The distance between supports (the span) has a dramatic effect on a beam's load capacity. As the span doubles, the bending stress increases by a factor of four, and deflection increases by a factor of sixteen! Shorter spans can support significantly more weight.

Load Type

Our calculator assumes a uniformly distributed load (UDL), meaning the weight is spread evenly across the entire length of the beam. Other load types, such as concentrated point loads (e.g., a heavy object placed at the center of the beam), will result in different stress and deflection patterns and typically lower allowable loads.

Support Conditions

This calculator assumes a "simply supported" beam, meaning it rests on two supports at its ends, allowing it to rotate freely. Other conditions, like a cantilever beam (supported only at one end) or a fixed-end beam, behave differently and require more complex calculations.

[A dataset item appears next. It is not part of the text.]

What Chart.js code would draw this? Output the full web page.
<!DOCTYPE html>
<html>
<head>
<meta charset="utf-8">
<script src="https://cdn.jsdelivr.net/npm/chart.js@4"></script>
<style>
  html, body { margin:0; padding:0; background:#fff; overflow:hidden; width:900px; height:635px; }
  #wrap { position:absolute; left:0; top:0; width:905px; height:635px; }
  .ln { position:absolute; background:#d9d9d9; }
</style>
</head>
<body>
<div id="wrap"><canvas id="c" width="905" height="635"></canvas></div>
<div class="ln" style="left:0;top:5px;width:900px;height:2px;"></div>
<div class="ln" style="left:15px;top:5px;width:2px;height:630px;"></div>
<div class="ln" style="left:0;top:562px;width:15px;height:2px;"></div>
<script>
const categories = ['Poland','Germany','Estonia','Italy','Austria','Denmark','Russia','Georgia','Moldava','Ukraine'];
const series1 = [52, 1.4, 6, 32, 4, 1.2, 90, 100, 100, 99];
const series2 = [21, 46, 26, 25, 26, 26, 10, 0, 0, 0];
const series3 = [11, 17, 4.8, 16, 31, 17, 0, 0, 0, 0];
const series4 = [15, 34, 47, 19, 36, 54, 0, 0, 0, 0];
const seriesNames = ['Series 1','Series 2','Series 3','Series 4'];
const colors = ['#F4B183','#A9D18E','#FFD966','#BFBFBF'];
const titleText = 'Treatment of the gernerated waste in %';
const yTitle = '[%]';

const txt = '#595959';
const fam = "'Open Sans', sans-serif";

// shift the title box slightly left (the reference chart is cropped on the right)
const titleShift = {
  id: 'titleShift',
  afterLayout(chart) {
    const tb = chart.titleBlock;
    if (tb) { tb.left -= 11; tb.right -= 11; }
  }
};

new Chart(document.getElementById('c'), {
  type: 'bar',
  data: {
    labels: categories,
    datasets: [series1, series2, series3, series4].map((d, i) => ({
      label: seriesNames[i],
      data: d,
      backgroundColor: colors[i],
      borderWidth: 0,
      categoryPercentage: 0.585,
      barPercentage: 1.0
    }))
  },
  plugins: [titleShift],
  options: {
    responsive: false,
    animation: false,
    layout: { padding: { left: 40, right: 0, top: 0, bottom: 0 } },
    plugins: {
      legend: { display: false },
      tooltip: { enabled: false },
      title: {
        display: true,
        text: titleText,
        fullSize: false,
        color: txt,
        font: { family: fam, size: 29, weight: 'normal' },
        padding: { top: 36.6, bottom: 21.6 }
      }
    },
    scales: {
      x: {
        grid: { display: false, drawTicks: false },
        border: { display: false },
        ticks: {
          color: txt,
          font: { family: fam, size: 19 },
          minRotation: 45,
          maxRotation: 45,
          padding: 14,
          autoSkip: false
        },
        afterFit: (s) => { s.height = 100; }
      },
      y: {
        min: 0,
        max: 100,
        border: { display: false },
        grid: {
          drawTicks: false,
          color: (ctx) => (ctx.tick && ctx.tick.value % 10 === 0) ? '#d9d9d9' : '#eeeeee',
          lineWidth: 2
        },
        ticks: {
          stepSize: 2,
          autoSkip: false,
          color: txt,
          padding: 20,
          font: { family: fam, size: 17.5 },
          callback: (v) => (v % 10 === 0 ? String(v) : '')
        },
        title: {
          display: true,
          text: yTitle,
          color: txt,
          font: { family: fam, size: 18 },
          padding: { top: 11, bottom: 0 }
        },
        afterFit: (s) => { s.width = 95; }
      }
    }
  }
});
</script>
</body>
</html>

How to Use Our 2x4 Load Calculator

Using the calculator above is straightforward:

1. Enter Span Length: Input the distance in feet that your 2x4 will span between its supports.
2. Select Wood Species & Grade: Choose the type of lumber you are using from the dropdown menu. This selection impacts the material's strength and stiffness properties.
3. Choose Orientation: Indicate whether your 2x4 will be placed "On Edge" (3.5" tall) or "Flat" (1.5" tall).
4. Click "Calculate Load": The calculator will instantly provide the estimated maximum uniformly distributed load in pounds and pounds per linear foot.

Interpreting Your Results

The calculator provides two key numbers: the total allowable uniformly distributed load and the load per linear foot. It also tells you whether the limit was determined by "Bending Stress" or "Deflection."

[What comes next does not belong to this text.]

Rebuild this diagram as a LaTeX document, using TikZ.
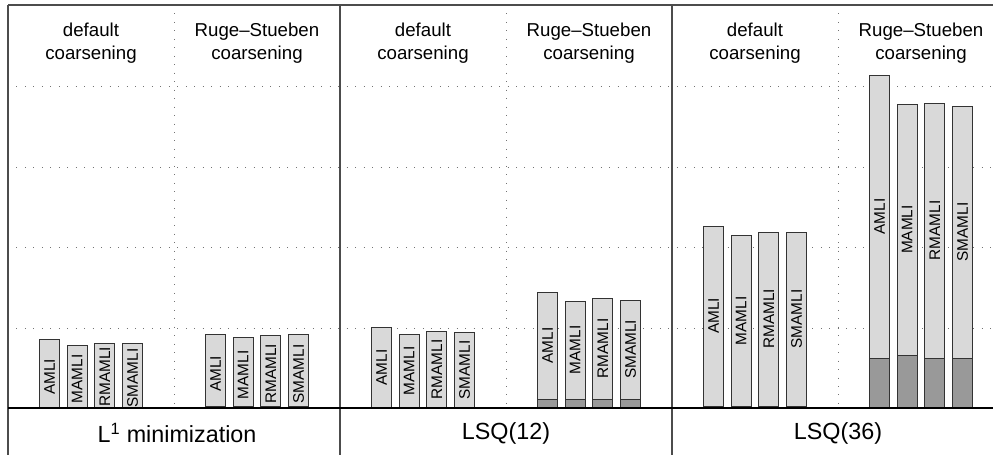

• Bending Stress: This refers to the internal forces within the wood that resist breaking. If the bending stress limit is reached, the beam is at risk of fracturing.
• Deflection: This refers to how much the beam sags under load. Even if a beam won't break, excessive deflection can lead to aesthetic issues (sagging floors/ceilings), damage to finishes, or discomfort. Building codes often have strict deflection limits (e.g., L/360, meaning the deflection should not exceed the span length divided by 360).

The calculator reports the lower of the two limits, as this is the governing factor for the beam's capacity.

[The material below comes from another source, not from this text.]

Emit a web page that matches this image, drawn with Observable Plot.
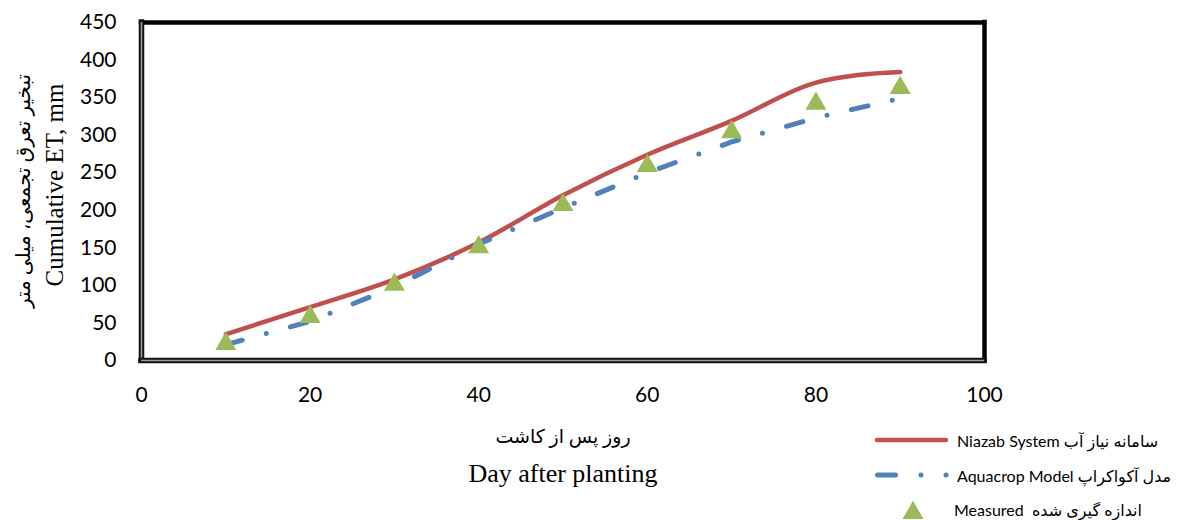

Important Considerations and Disclaimers

While this calculator is a powerful tool for estimation, please keep the following in mind:

• Simplified Model: This calculator uses simplified engineering principles for a common scenario (simply supported, uniformly distributed load). Real-world applications can be more complex.
• Not a Substitute for Professional Engineering: For critical structural elements, complex loading scenarios, or any project where failure could result in significant harm or cost, always consult a qualified structural engineer.
• Lumber Quality: The strength properties used are typical for common construction lumber. Individual pieces may vary due to natural defects like large knots, splits, or grain irregularities. Always inspect your lumber carefully.
• Connections: The strength of the beam also depends on how it's connected to its supports. This calculator only assesses the beam itself, not its connections.
• Environmental Factors: Moisture content, temperature, and long-term exposure can affect wood's strength over time.
• Building Codes: Always refer to local building codes and regulations, as they dictate minimum requirements for structural design.

Use this calculator as a valuable guide for your projects, but always prioritize safety and, when in doubt, seek professional advice.